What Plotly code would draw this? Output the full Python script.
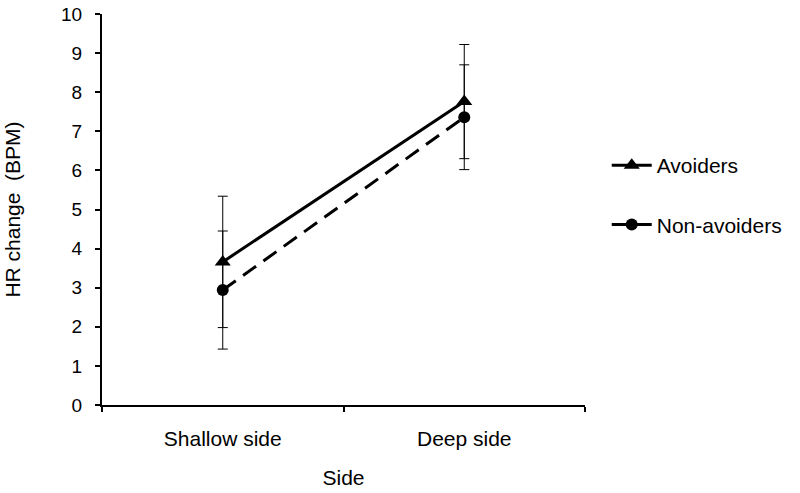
import plotly.graph_objects as go

sides = ["Shallow side", "Deep side"]

avoiders = [3.66, 7.76]
avoiders_err = [1.68, 1.46]

non_avoiders = [2.94, 7.36]
non_avoiders_err = [1.51, 1.34]

y_ticks = list(range(0, 11))

font = "Liberation Sans, Arial, sans-serif"

fig = go.Figure()

fig.add_trace(go.Scatter(
    x=sides, y=avoiders, name="Avoiders", legendgroup="a",
    mode="lines+markers",
    line=dict(color="black", width=3),
    marker=dict(symbol="triangle-up", size=14, color="black"),
    error_y=dict(type="data", array=avoiders_err, color="black", thickness=1, width=5),
))

fig.add_trace(go.Scatter(
    x=sides, y=non_avoiders, name="Non-avoiders", legendgroup="b",
    mode="lines+markers",
    line=dict(color="black", width=3, dash="16px,9px"),
    marker=dict(symbol="circle", size=12, color="black"),
    error_y=dict(type="data", array=non_avoiders_err, color="black", thickness=1, width=5),
))

fig.update_xaxes(
    type="category", range=[-0.5, 1.5], automargin=False,
    showline=True, linecolor="black", linewidth=2,
    ticks="outside", tickson="boundaries", ticklen=5, tickwidth=2, tickcolor="black",
    showgrid=False, zeroline=False,
    tickfont=dict(size=21, color="black"),
    ticklabelstandoff=14,
    title=dict(text="Side", font=dict(size=21, color="black"), standoff=21),
)

fig.update_yaxes(
    range=[0, 10], tickvals=y_ticks, automargin=False,
    showline=True, linecolor="black", linewidth=2,
    ticks="outside", ticklen=5, tickwidth=2, tickcolor="black",
    showgrid=False, zeroline=False,
    tickfont=dict(size=19, color="black"),
    ticklabelstandoff=9,
    title=dict(text="HR change  (BPM)", font=dict(size=21, color="black"), standoff=35),
)

fig.update_layout(
    width=800, height=493,
    margin=dict(l=102, r=215, t=14, b=88),
    paper_bgcolor="white", plot_bgcolor="white",
    font=dict(family=font, color="black"),
    legend=dict(
        x=1.045, y=0.665, xanchor="left", yanchor="top",
        font=dict(size=21, color="black"),
        tracegroupgap=29,
        itemwidth=40,
    ),
)

fig.write_html("out.html", config={"displayModeBar": False},
               post_script="document.body.style.margin='0';")
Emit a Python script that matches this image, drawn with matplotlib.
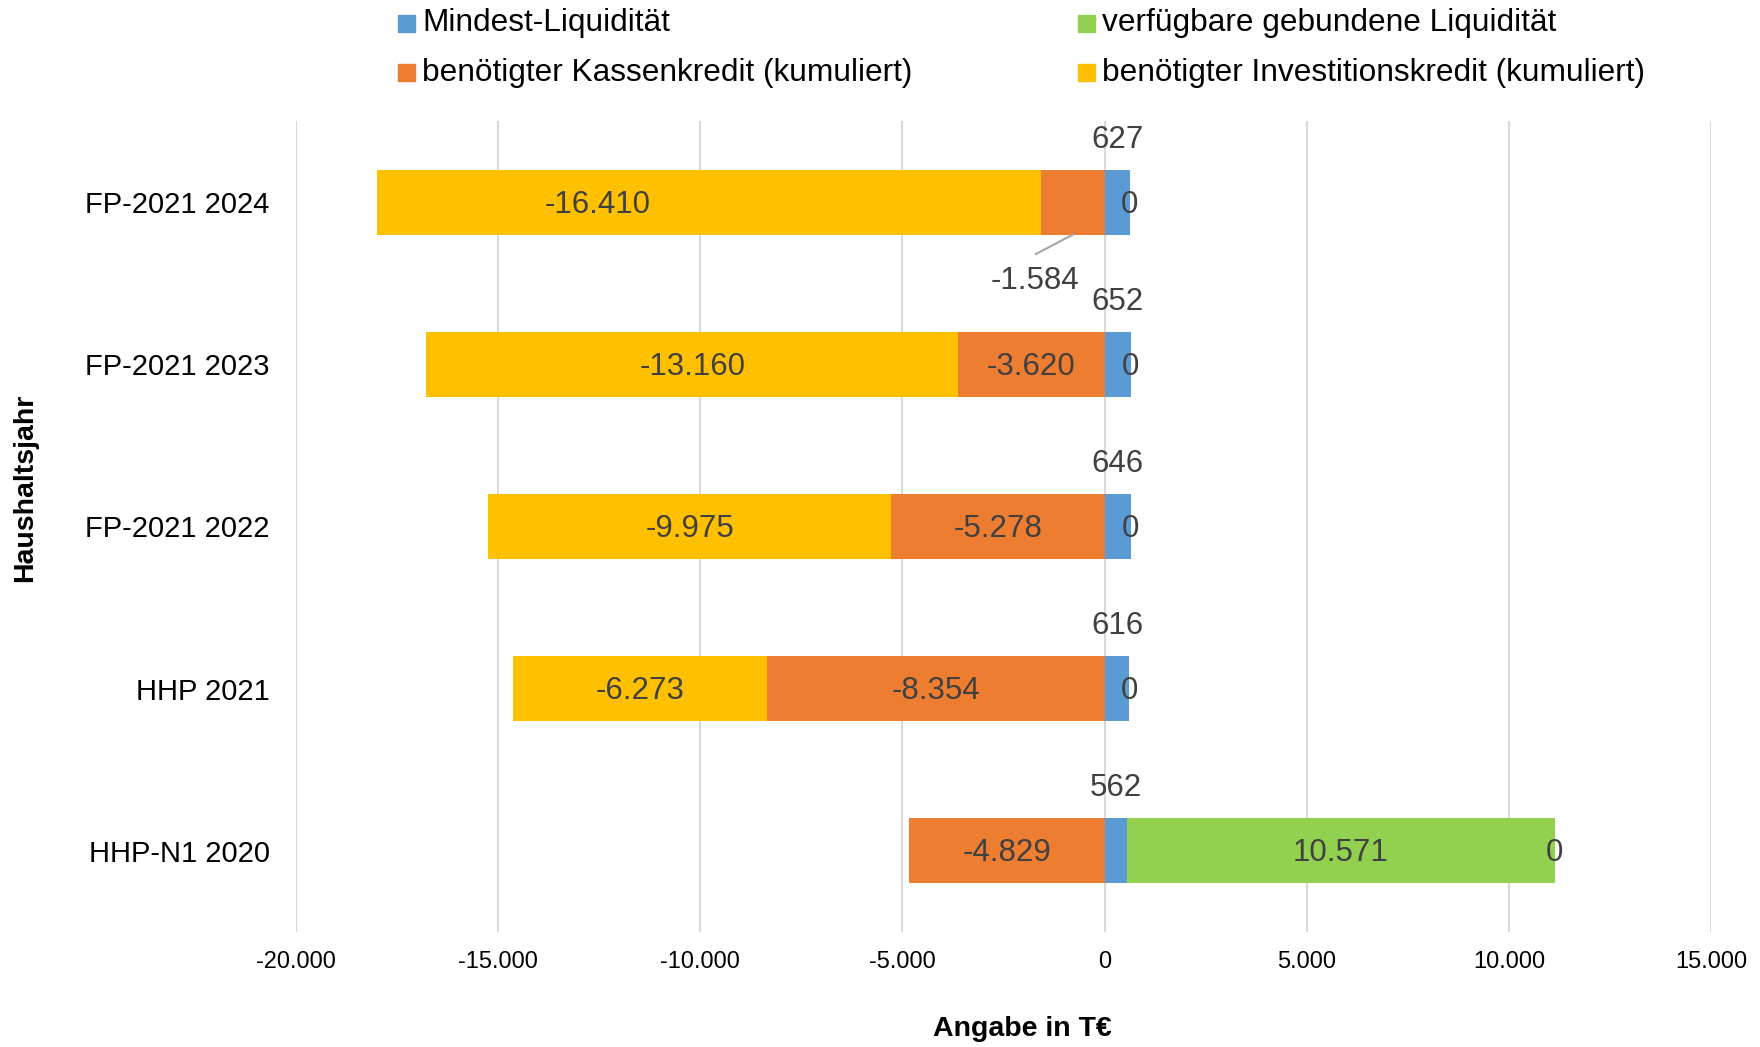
import numpy as np
import matplotlib.pyplot as plt
from matplotlib.patches import Rectangle

plt.rcParams['font.family'] = ['Liberation Sans', 'DejaVu Sans']

# ── Data (T€), bottom row first ──────────────────────────────────────────────
years = ["HHP-N1 2020", "HHP 2021", "FP-2021 2022", "FP-2021 2023", "FP-2021 2024"]
mindest = [562, 616, 646, 652, 627]
gebunden = [10571, 0, 0, 0, 0]
kassenkredit = [-4829, -8354, -5278, -3620, -1584]
investkredit = [0, -6273, -9975, -13160, -16410]

series_names = ["Mindest-Liquidität", "verfügbare gebundene Liquidität",
                "benötigter Kassenkredit (kumuliert)",
                "benötigter Investitionskredit (kumuliert)"]
C_BLUE, C_ORANGE, C_GREEN, C_YELLOW = "#5B9BD5", "#ED7D31", "#92D050", "#FFC000"
TXT = "#404040"
W, H = 1760, 1047

def fmt(v):
    return f"{v:,.0f}".replace(",", ".")

y = np.arange(len(years))
mindest = np.array(mindest)
gebunden = np.array(gebunden)
kassenkredit = np.array(kassenkredit)
investkredit = np.array(investkredit)

fig = plt.figure(figsize=(W / 100, H / 100), dpi=100)
ax = fig.add_axes([296 / W, 1 - 932 / H, (1711 - 296) / W, (932 - 121) / H])

h = 0.40
ax.barh(y, mindest, height=h, color=C_BLUE, zorder=3)
ax.barh(y, gebunden, left=mindest, height=h, color=C_GREEN, zorder=3)
ax.barh(y, kassenkredit, height=h, color=C_ORANGE, zorder=3)
ax.barh(y, investkredit, left=kassenkredit, height=h, color=C_YELLOW, zorder=3)

lab_fs = 22.5
dy = -0.015  # optical centering of digit labels
for i in y:
    # Mindest-Liquidität above the bar
    ax.text(mindest[i] / 2, i + 0.385, fmt(mindest[i]), ha="center", va="center",
            fontsize=lab_fs, color=TXT, zorder=5)
    # zero-valued series sits at the positive end of the stack
    pos_end = mindest[i] + gebunden[i]
    ax.text(pos_end, i + dy, "0", ha="center", va="center",
            fontsize=lab_fs, color=TXT, zorder=5)
    if gebunden[i] != 0:
        ax.text(mindest[i] + gebunden[i] / 2, i + dy, fmt(gebunden[i]), ha="center",
                va="center", fontsize=lab_fs, color=TXT, zorder=5)
    if investkredit[i] != 0:
        xm = kassenkredit[i] + investkredit[i] / 2
        if kassenkredit[i] > -2000:
            # label pushed left, towards the middle of the long segment
            xm -= 2760
        ax.text(xm, i + dy, fmt(investkredit[i]),
                ha="center", va="center", fontsize=lab_fs, color=TXT, zorder=5)
    if kassenkredit[i] > -2000:
        # short segment: label below with leader line
        ax.plot([-780, -1700], [i - h / 2, i - 0.32], color="#A6A6A6", lw=1.5, zorder=4)
        ax.text(-1720, i - 0.485, fmt(kassenkredit[i]), ha="center", va="center",
                fontsize=lab_fs, color=TXT, zorder=5)
    else:
        ax.text(kassenkredit[i] / 2, i + dy, fmt(kassenkredit[i]), ha="center",
                va="center", fontsize=lab_fs, color=TXT, zorder=5)

ticks = np.arange(-20000, 15001, 5000)
ax.set_xlim(-20000, 15000)
ax.set_ylim(-0.5, 4.5)
ax.set_xticks(ticks)
ax.set_xticklabels([fmt(v) for v in ticks])
ax.set_yticks(y)
ax.set_yticklabels(years)
ax.tick_params(axis="x", labelsize=17, length=0, pad=14, labelcolor="black")
ax.tick_params(axis="y", labelsize=21, length=0, pad=19, labelcolor="black")
ax.grid(axis="x", color="#D9D9D9", lw=1.5, zorder=0)
for s in ax.spines.values():
    s.set_visible(False)

fig.text(1022 / W, 1 - 1029 / H, "Angabe in T€", fontsize=20.5, fontweight="bold",
         ha="center", va="center")
fig.text(25 / W, 1 - 488 / H, "Haushaltsjahr", fontsize=20.5, fontweight="bold",
         ha="center", va="center", rotation=90)

# legend, two columns
leg_items = [(series_names[0], C_BLUE, 398, 23.5),
             (series_names[1], C_GREEN, 1078, 23.5),
             (series_names[2], C_ORANGE, 398, 72.5),
             (series_names[3], C_YELLOW, 1078, 72.5)]
for name, col, x0, yc in leg_items:
    fig.patches.append(Rectangle((x0 / W, 1 - (yc + 8.5) / H), 17 / W, 17 / H,
                                 transform=fig.transFigure, color=col))
    fig.text((x0 + 24) / W, 1 - yc / H, name, fontsize=22.8, ha="left",
             va="center")

fig.savefig("out.png", dpi=100, facecolor="white")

# # # # #

**DO THIS:** With the pictures removed from your copy, retype the lines above from the one that contains "Emit a Python" through the one that contains "plt.rcParams['font.family'] = ['Liberation", exactly.

**OUTPUT FOR THIS TASK:**
Emit a Python script that matches this image, drawn with matplotlib.
import numpy as np
import matplotlib.pyplot as plt
from matplotlib.patches import Rectangle

plt.rcParams['font.family'] = ['Liberation Sans', 'DejaVu Sans']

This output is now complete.